A path breaking model of “stove use monitoring system” (SUMS) developed by UC Berkeley was awarded a first prize of $300,000 in the 2010 Vodafone Americas Foundation Wireless Innovation Project. The Foundation selects three wireless projects,with the potential to save lives and solve critical global challenges. The winners were selected from more than 100 qualified applications from universities and NGOs from across the United States of America.

The "100 Million Stoves" device is a simple wireless SUMS,  powered with the excess heat of the stove, which can be attached to the millions of new low-emission stoves being used in developing regions. The device will record usage data and send them to a dedicated reader carried by someone in the village making a monthly walk through. The cumulated data will then be uploaded via cell phone to a central database for systematic processing. The low-cost technology will allow the assessment of household energy programs, enable feedback from users, and provide transparent verification of carbon credits.
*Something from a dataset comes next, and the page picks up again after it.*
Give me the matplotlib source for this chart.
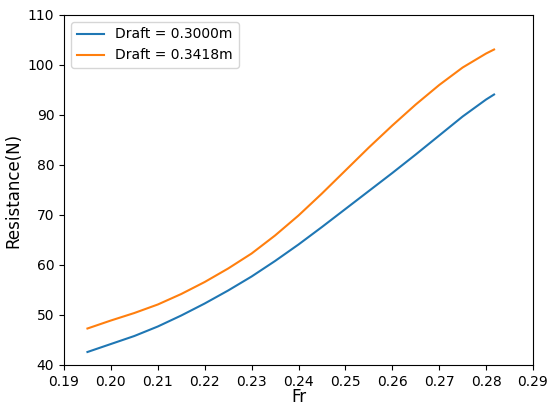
import matplotlib
matplotlib.use("Agg")
import matplotlib.pyplot as plt

fr = [0.195, 0.200, 0.205, 0.210, 0.215, 0.220, 0.225, 0.230, 0.235, 0.240,
      0.245, 0.250, 0.255, 0.260, 0.265, 0.270, 0.275, 0.280, 0.2817]
res_300 = [42.6, 44.2, 45.8, 47.7, 49.9, 52.3, 54.9, 57.7, 60.8, 64.1,
           67.6, 71.2, 74.8, 78.4, 82.1, 85.9, 89.7, 93.1, 94.1]
res_342 = [47.3, 48.9, 50.4, 52.1, 54.2, 56.6, 59.3, 62.3, 65.9, 69.9,
           74.3, 78.9, 83.5, 87.9, 92.1, 96.0, 99.5, 102.3, 103.1]
labels = ["Draft = 0.3000m", "Draft = 0.3418m"]

fig = plt.figure(figsize=(5.49, 4.05), dpi=100)
ax = fig.add_axes([64 / 549, 40 / 405, 469 / 549, 350 / 405])
ax.plot(fr, res_300, color="#1f77b4", label=labels[0])
ax.plot(fr, res_342, color="#ff7f0e", label=labels[1])
ax.set_xlim(0.19, 0.29)
ax.set_ylim(40, 110)
ax.set_xticks([0.19, 0.20, 0.21, 0.22, 0.23, 0.24, 0.25, 0.26, 0.27, 0.28, 0.29])
ax.set_xticklabels(["0.19", "0.20", "0.21", "0.22", "0.23", "0.24", "0.25", "0.26", "0.27", "0.28", "0.29"])
ax.set_xlabel("Fr", fontsize=12, labelpad=-0.7)
ax.set_ylabel("Resistance(N)", fontsize=12)
ax.legend(loc="upper left")
fig.savefig("out.png", dpi=100)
According to Kirk. R. Smith, Professor of Global Environmental Health, UC Berkeley, "The wireless SUMS can be deployed in a careful sub-sample across millions of households in a statistically valid manner. Unlike household visits, the monitors provide unique and valuable information that can be scaled to millions."

The "100 Million Stoves" team consists of Smith's research group, three small Berkeley companies — BioLite, Electronically Monitoring Ecosystems, and Berkeley Air Monitoring Group — and the Department of Environmental Health Engineering at Sri Ramachandra University in Chennai, India. Together they have built prototypes of the wireless SUMS, and the Vodafone award will help bring the project to the next stage of implementation and scale. The team plans to use the device in trials and its initial application will be in India as part of the country's National Biomass Cook-stoves Initiative.

"Soon it will be ready for use by groups around the world wishing to validate carbon credits for stove programs on the international carbon market. In addition, it can also serve as the basis for other devices to remotely and efficiently monitor the use and effectiveness of household health and energy interventions for research, program evaluation, and user feedback.", says Professor Smith.